GIVEN MATERIAL —
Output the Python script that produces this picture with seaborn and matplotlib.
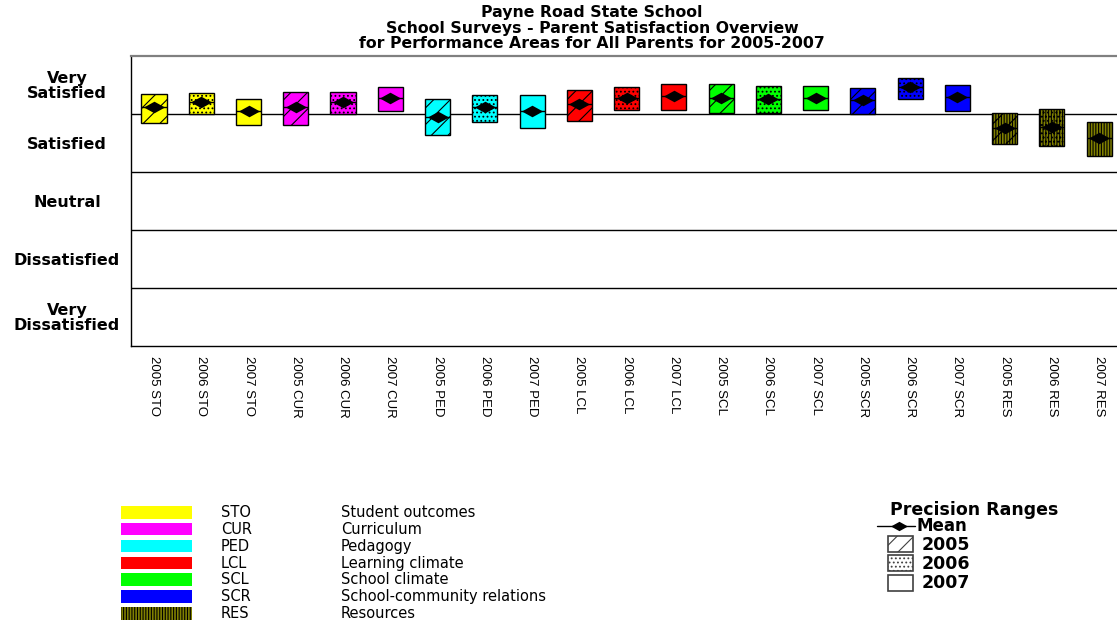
"""Payne Road State School - parent satisfaction precision ranges chart."""

import matplotlib
matplotlib.use("Agg")
import matplotlib.pyplot as plt
from matplotlib.patches import Rectangle
from matplotlib.lines import Line2D
from matplotlib.path import Path as MPath
import pandas as pd
import seaborn as sns

AREAS = ["STO", "CUR", "PED", "LCL", "SCL", "SCR", "RES"]
AREA_NAMES = ["Student outcomes", "Curriculum", "Pedagogy", "Learning climate",
              "School climate", "School-community relations", "Resources"]
AREA_COLORS = ["#ffff00", "#ff00ff", "#00ffff", "#ff0000", "#00ff00", "#0000ff", "#808000"]
YEARS = ["2005", "2006", "2007"]
RATINGS = ["Very\nSatisfied", "Satisfied", "Neutral", "Dissatisfied", "Very\nDissatisfied"]

# one value per (area, year), in AREAS x YEARS order
MEANS = [4.12, 4.20, 4.04, 4.11, 4.20, 4.28, 3.95, 4.11, 4.05, 4.17, 4.28,
         4.30, 4.28, 4.26, 4.28, 4.24, 4.46, 4.29, 3.76, 3.78, 3.59]
LOWS = [3.84, 4.00, 3.81, 3.81, 4.00, 4.04, 3.64, 3.86, 3.76, 3.88, 4.07,
        4.06, 4.02, 4.02, 4.06, 3.99, 4.25, 4.04, 3.48, 3.45, 3.28]
HIGHS = [4.34, 4.36, 4.25, 4.37, 4.37, 4.46, 4.25, 4.32, 4.32, 4.41, 4.46,
         4.51, 4.51, 4.48, 4.48, 4.44, 4.62, 4.49, 4.01, 4.08, 3.85]

YEAR_HATCH = {"2005": "//", "2006": "....", "2007": ""}
RES_HATCH = "||||||"
BOX_W = 0.53

sns.set_style("white")
plt.rcParams["font.family"] = ["DejaVu Sans"]
plt.rcParams["hatch.linewidth"] = 0.8
plt.rcParams["text.color"] = "black"
plt.rcParams["xtick.color"] = "black"
plt.rcParams["ytick.color"] = "black"

rows = []
for i, area in enumerate(AREAS):
    for j, year in enumerate(YEARS):
        k = i * 3 + j
        rows.append(dict(pos=k, area=area, year=year, label=f"{year} {area}",
                         color=AREA_COLORS[i], mean=MEANS[k], lo=LOWS[k], hi=HIGHS[k]))
df = pd.DataFrame(rows)

W, H = 1117, 626
fig = plt.figure(figsize=(W / 100, H / 100), dpi=100)
ax = fig.add_axes([131 / W, (H - 346) / H, 1 - 131 / W, (346 - 55.7) / H])

# precision range boxes
for _, r in df.iterrows():
    hatch = YEAR_HATCH[r.year]
    if r.area == "RES":
        hatch = RES_HATCH + hatch
    ax.bar(r.pos, r.hi - r.lo, bottom=r.lo, width=BOX_W, color=r.color,
           edgecolor="black", linewidth=1, hatch=hatch, zorder=3)
ax.hlines(df["mean"], df.pos - BOX_W / 2, df.pos + BOX_W / 2, color="black",
          linewidth=1, zorder=4)

diamond = MPath([(-1, 0), (0, 0.55), (1, 0), (0, -0.55), (-1, 0)],
                [MPath.MOVETO, MPath.LINETO, MPath.LINETO, MPath.LINETO, MPath.CLOSEPOLY])
sns.scatterplot(data=df, x="pos", y="mean", marker=diamond, s=230, color="black",
                edgecolor="black", linewidth=0, legend=False, zorder=5, ax=ax)

ax.set_xlim(-0.487, 20.38)
ax.set_ylim(0, 5)
ax.set_xticks(df.pos)
ax.set_xticklabels(df.label, rotation=270,
                   fontfamily=["Liberation Sans", "DejaVu Sans"], fontsize=9.5)
ax.set_yticks([4.5, 3.5, 2.5, 1.5, 0.5])
ax.set_yticklabels(RATINGS, fontweight="bold", fontsize=11.5, linespacing=0.95)
for t in ax.get_yticklabels():
    t.set_ha("center")
    t.set_multialignment("center")
ax.set_yticks([1, 2, 3, 4], minor=True)
ax.grid(which="minor", axis="y", color="black", linewidth=1)
ax.grid(which="major", visible=False)
ax.tick_params(axis="y", which="both", length=0, pad=46)
ax.tick_params(axis="x", length=3, width=1, color="black", pad=4, direction="out")
ax.set_xlabel("")
ax.set_ylabel("")
ax.spines["right"].set_visible(False)
ax.spines["top"].set_color("#808080")
ax.spines["top"].set_linewidth(1.6)
for s in ("left", "bottom"):
    ax.spines[s].set_color("black")
    ax.spines[s].set_linewidth(1)

# title
for y, line in zip([12, 28, 44], ["Payne Road State School",
                                  "School Surveys - Parent Satisfaction Overview",
                                  "for Performance Areas for All Parents for 2005-2007"]):
    fig.text(592 / W, 1 - y / H, line, ha="center", va="center",
             fontweight="bold", fontsize=11.3)

# legends, laid out in pixel coords
lax = fig.add_axes([0, 0, 1, 1])
lax.set_xlim(0, W)
lax.set_ylim(H, 0)
lax.axis("off")

for i, (code, name, col) in enumerate(zip(AREAS, AREA_NAMES, AREA_COLORS)):
    top = 506 + i * 16.85
    lax.add_patch(Rectangle((120.5, top), 71, 12.5, facecolor=col, edgecolor="black",
                            linewidth=0, hatch=RES_HATCH if code == "RES" else None))
    lax.text(221, top + 6.5, code, va="center", fontsize=10.5)
    lax.text(341, top + 6.5, name, va="center", fontsize=10.5)

lax.text(890, 510, "Precision Ranges", va="center", fontweight="bold", fontsize=12.5)
lax.add_line(Line2D([877, 915], [526, 526], color="black", linewidth=1))
lax.scatter([899], [526], marker=diamond, s=150, color="black", linewidths=0, zorder=5)
lax.text(916, 526, "Mean", va="center", fontweight="bold", fontsize=12)
for i, year in enumerate(YEARS):
    top = 535.5 + i * 19.5
    lax.add_patch(Rectangle((888, top), 25, 16, facecolor="white", edgecolor="#404040",
                            linewidth=1.2, hatch=YEAR_HATCH[year] or None))
    lax.text(922, top + 9, year, va="center", fontweight="bold", fontsize=12.5)

fig.savefig("out.png", dpi=100)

INSTRUCTIONS TO FOLLOW — Omit every picture while copying the listing above exactly.

OUTPUT BELOW —
Output the Python script that produces this picture with seaborn and matplotlib.
"""Payne Road State School - parent satisfaction precision ranges chart."""

import matplotlib
matplotlib.use("Agg")
import matplotlib.pyplot as plt
from matplotlib.patches import Rectangle
from matplotlib.lines import Line2D
from matplotlib.path import Path as MPath
import pandas as pd
import seaborn as sns

AREAS = ["STO", "CUR", "PED", "LCL", "SCL", "SCR", "RES"]
AREA_NAMES = ["Student outcomes", "Curriculum", "Pedagogy", "Learning climate",
              "School climate", "School-community relations", "Resources"]
AREA_COLORS = ["#ffff00", "#ff00ff", "#00ffff", "#ff0000", "#00ff00", "#0000ff", "#808000"]
YEARS = ["2005", "2006", "2007"]
RATINGS = ["Very\nSatisfied", "Satisfied", "Neutral", "Dissatisfied", "Very\nDissatisfied"]

# one value per (area, year), in AREAS x YEARS order
MEANS = [4.12, 4.20, 4.04, 4.11, 4.20, 4.28, 3.95, 4.11, 4.05, 4.17, 4.28,
         4.30, 4.28, 4.26, 4.28, 4.24, 4.46, 4.29, 3.76, 3.78, 3.59]
LOWS = [3.84, 4.00, 3.81, 3.81, 4.00, 4.04, 3.64, 3.86, 3.76, 3.88, 4.07,
        4.06, 4.02, 4.02, 4.06, 3.99, 4.25, 4.04, 3.48, 3.45, 3.28]
HIGHS = [4.34, 4.36, 4.25, 4.37, 4.37, 4.46, 4.25, 4.32, 4.32, 4.41, 4.46,
         4.51, 4.51, 4.48, 4.48, 4.44, 4.62, 4.49, 4.01, 4.08, 3.85]

YEAR_HATCH = {"2005": "//", "2006": "....", "2007": ""}
RES_HATCH = "||||||"
BOX_W = 0.53

sns.set_style("white")
plt.rcParams["font.family"] = ["DejaVu Sans"]
plt.rcParams["hatch.linewidth"] = 0.8
plt.rcParams["text.color"] = "black"
plt.rcParams["xtick.color"] = "black"
plt.rcParams["ytick.color"] = "black"

rows = []
for i, area in enumerate(AREAS):
    for j, year in enumerate(YEARS):
        k = i * 3 + j
        rows.append(dict(pos=k, area=area, year=year, label=f"{year} {area}",
                         color=AREA_COLORS[i], mean=MEANS[k], lo=LOWS[k], hi=HIGHS[k]))
df = pd.DataFrame(rows)

W, H = 1117, 626
fig = plt.figure(figsize=(W / 100, H / 100), dpi=100)
ax = fig.add_axes([131 / W, (H - 346) / H, 1 - 131 / W, (346 - 55.7) / H])

# precision range boxes
for _, r in df.iterrows():
    hatch = YEAR_HATCH[r.year]
    if r.area == "RES":
        hatch = RES_HATCH + hatch
    ax.bar(r.pos, r.hi - r.lo, bottom=r.lo, width=BOX_W, color=r.color,
           edgecolor="black", linewidth=1, hatch=hatch, zorder=3)
ax.hlines(df["mean"], df.pos - BOX_W / 2, df.pos + BOX_W / 2, color="black",
          linewidth=1, zorder=4)

diamond = MPath([(-1, 0), (0, 0.55), (1, 0), (0, -0.55), (-1, 0)],
                [MPath.MOVETO, MPath.LINETO, MPath.LINETO, MPath.LINETO, MPath.CLOSEPOLY])
sns.scatterplot(data=df, x="pos", y="mean", marker=diamond, s=230, color="black",
                edgecolor="black", linewidth=0, legend=False, zorder=5, ax=ax)

ax.set_xlim(-0.487, 20.38)
ax.set_ylim(0, 5)
ax.set_xticks(df.pos)
ax.set_xticklabels(df.label, rotation=270,
                   fontfamily=["Liberation Sans", "DejaVu Sans"], fontsize=9.5)
ax.set_yticks([4.5, 3.5, 2.5, 1.5, 0.5])
ax.set_yticklabels(RATINGS, fontweight="bold", fontsize=11.5, linespacing=0.95)
for t in ax.get_yticklabels():
    t.set_ha("center")
    t.set_multialignment("center")
ax.set_yticks([1, 2, 3, 4], minor=True)
ax.grid(which="minor", axis="y", color="black", linewidth=1)
ax.grid(which="major", visible=False)
ax.tick_params(axis="y", which="both", length=0, pad=46)
ax.tick_params(axis="x", length=3, width=1, color="black", pad=4, direction="out")
ax.set_xlabel("")
ax.set_ylabel("")
ax.spines["right"].set_visible(False)
ax.spines["top"].set_color("#808080")
ax.spines["top"].set_linewidth(1.6)
for s in ("left", "bottom"):
    ax.spines[s].set_color("black")
    ax.spines[s].set_linewidth(1)

# title
for y, line in zip([12, 28, 44], ["Payne Road State School",
                                  "School Surveys - Parent Satisfaction Overview",
                                  "for Performance Areas for All Parents for 2005-2007"]):
    fig.text(592 / W, 1 - y / H, line, ha="center", va="center",
             fontweight="bold", fontsize=11.3)

# legends, laid out in pixel coords
lax = fig.add_axes([0, 0, 1, 1])
lax.set_xlim(0, W)
lax.set_ylim(H, 0)
lax.axis("off")

for i, (code, name, col) in enumerate(zip(AREAS, AREA_NAMES, AREA_COLORS)):
    top = 506 + i * 16.85
    lax.add_patch(Rectangle((120.5, top), 71, 12.5, facecolor=col, edgecolor="black",
                            linewidth=0, hatch=RES_HATCH if code == "RES" else None))
    lax.text(221, top + 6.5, code, va="center", fontsize=10.5)
    lax.text(341, top + 6.5, name, va="center", fontsize=10.5)

lax.text(890, 510, "Precision Ranges", va="center", fontweight="bold", fontsize=12.5)
lax.add_line(Line2D([877, 915], [526, 526], color="black", linewidth=1))
lax.scatter([899], [526], marker=diamond, s=150, color="black", linewidths=0, zorder=5)
lax.text(916, 526, "Mean", va="center", fontweight="bold", fontsize=12)
for i, year in enumerate(YEARS):
    top = 535.5 + i * 19.5
    lax.add_patch(Rectangle((888, top), 25, 16, facecolor="white", edgecolor="#404040",
                            linewidth=1.2, hatch=YEAR_HATCH[year] or None))
    lax.text(922, top + 9, year, va="center", fontweight="bold", fontsize=12.5)

fig.savefig("out.png", dpi=100)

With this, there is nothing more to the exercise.